All but erased from the canon of rock history, Foghat were indecently popular across the States for the duration of the 70s. Most who stumble across sledgehammer hits like Slow Ride or Fool For The City possibly don’t even realise they were British. Yet their no-nonsense brand of blues rock or arena boogie thrilled teenagers, like those who populated Richard Linklater’s Dazed And Confused movie, just as much as home-grown riff-titans such as Kiss or Lynyrd Skynyrd.

Frontman Dave ‘Lonesome Dave’ Peverett and two other Savoy Brown alumni teamed up with guitarist Rod Price, gave themselves a nonsense name and saw a 1972 debut, produced by Dave Edmunds, open the door to FM airplay. Its raucous cover of Willie Dixon’s I Just Want To Make Love To You trashed the melody but dialled up the thrusting.

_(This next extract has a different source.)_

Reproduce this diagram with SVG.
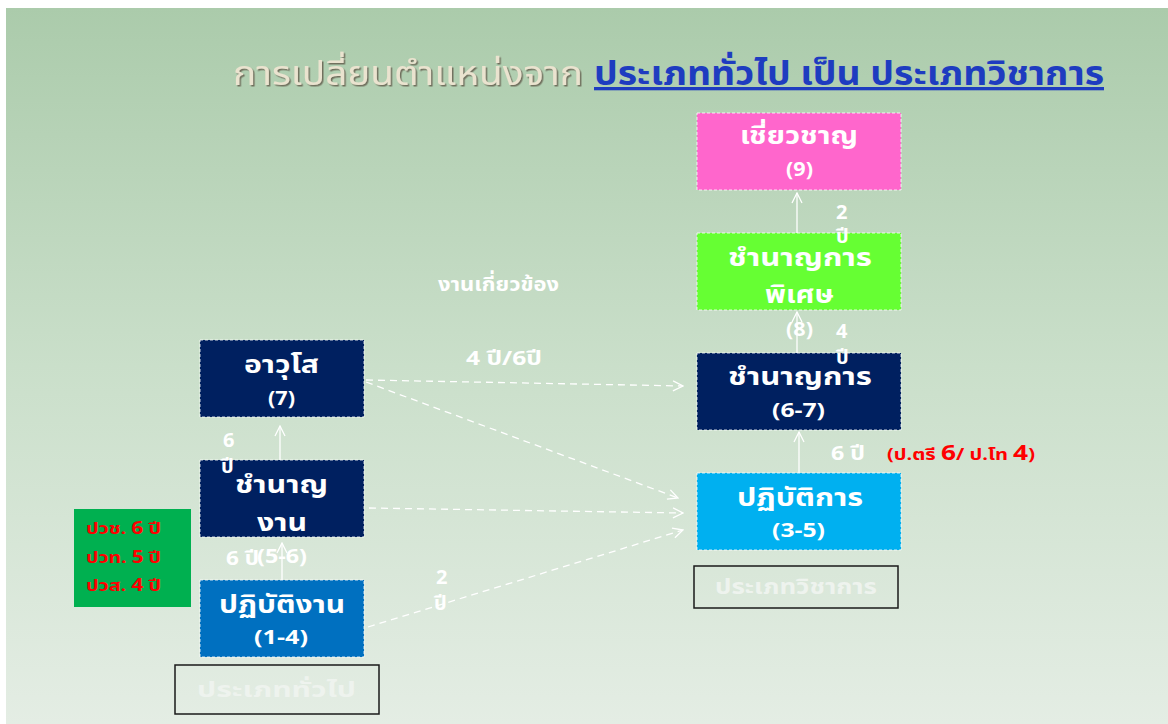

Their second was also technically named Foghat – they weren’t exactly art-school handwringers – but became known as Rock And Roll: it featured a picture of a rock and a bread roll on the cover. That went gold; so did Energized.

Dubbing themselves ‘Rock And Roll Outlaws’ (the next album title), Foghat were now a slightly baffled, where-did-it-all-go-right monster. 1975’s Fool For The City went platinum, and in 1977, Foghat Live, their definitive showcase, sold two million copies.

That was peak Foghat. Foghat fever. Although they stomped blithely on, headbutting the challenges of punk and disco with the relentless power of the amped-up boogie, diminishing returns set in. Attempts to go a little bit new wave fizzled out with 1983’s Zig-zag Walk. They then split for a decade, before Rick Rubin encouraged a so-so 90s reunion.

Their name, perhaps, had become synonymous with old hat. This marathon 13-remastered-CD clamshell box contains its fair amount of plodding stodge-blues. Yet when they were doing their thing, they deferred not a twitch to the Allmans, the Doobies or Little Feat. A catchier hit might have seen them promoted to the ‘guilty pleasure’ strata of affection in which ZZ Top or Bachman-Turner Overdrive are held. There are even spells where you muse over whether there really was that vast a chasm, other than the magic of mythology, between them and Led Zeppelin.

As Lonesome Dave (part Roger Chapman, part Brian Johnson) asks repeatedly on that live behemoth if we’re ‘ready to rock all night’, in a very real sense, all human rock is here.